Derick was also president of the Montreal Suffrage Association from 1913 to 1919. She publicly supported birth control in Canada (which was then illegal from 1891 to 1969). In 1915, Derrick confronted then Quebec premier Sir Lomer Gouin regarding his views on the topic of birth control. Derick also supported other social causes, including the need for mandatory school attendance for children, and care for 'abnormal' children.

In 1914, Derick supported Annie Langstaff, the first woman law graduate from McGill University, in her unsuccessful bid to join Quebec's bar.

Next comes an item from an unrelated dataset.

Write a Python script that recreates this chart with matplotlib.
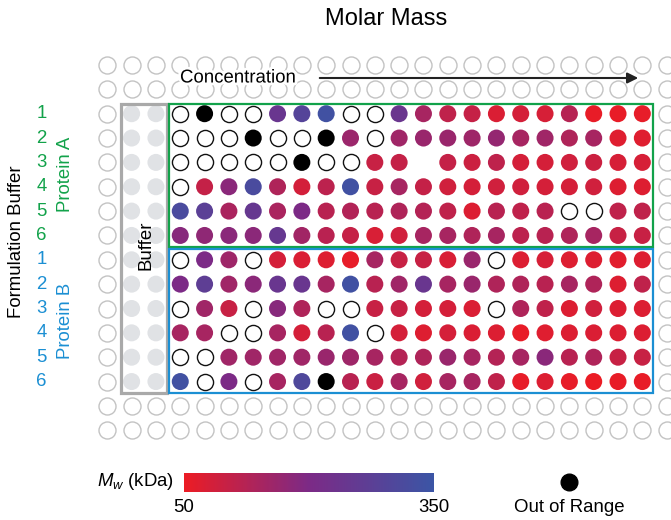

One of Derick's students, Faith Fyles, went on to become assistant botanist on the Central Experimental Farm in Ottawa.

== Death ==
Derick died on November 10, 1941, in Montreal, Quebec.

==Honours and recognition==

===Academic distinctions===
- Prince of Wales Gold Medal, awarded in 1881 for top performance at the McGill Normal School.
- J. C. Weston Prize, given during her teacher training for exceptional academic achievement.
- Logan Gold Medal in Natural Science, awarded in 1890 for earning the highest standing in natural science at McGill University.

===Professional recognition===
- Appointment as professor at McGill University in 1912, one of the earliest professorships granted to a woman in Canada.
- Professor Emerita title in 1929, recognizing decades of scientific teaching and the introduction of genetics into Canadian university curricula.
- Fellowship in the American Association for the Advancement of Science, marking international acknowledgement of her scientific work.
- Service as vice-president of the Natural History Society of Montreal, reflecting her leadership in regional scientific circles.

===Governmental and civic honours===
- Designation as a National Historic Person by the Government of Canada in 2007, recognizing her national significance in science and women's rights.
- Rue Carrie-Derick in Montreal, named in 1991 in the Sud-Ouest borough to honour her contributions to education and scientific advancement.
- Rue Carrie-Derick in Laval, Quebec, officialized in 2023 in the Sainte-Rose district in recognition of her role as a pioneer of genetics.
- Parc Carrie-Derick in Sherbrooke, named in 2017 and officialized in 2021 as part of an education-themed neighbourhood plan.

===Memorial awards and scholarships===
- Carrie M. Derick Award for Graduate Supervision and Teaching at McGill University, recognizing excellence in graduate mentoring and instruction.
- McGill Alumnae Carrie Derick Scholarship, awarded to a distinguished woman student in the Faculty of Science at McGill University.

===Public commemorations and cultural recognition===
- A Google Doodle released in 2017 for her 155th birthday.
- STM Route 21 "Carrie-Derick", a historical bus route in Montreal named for her and introduced in 2002 as part of service to the city's Technoparc district.
- Inclusion in Quebec heritage and women-in-science projects that highlight women who advanced science, health, and education.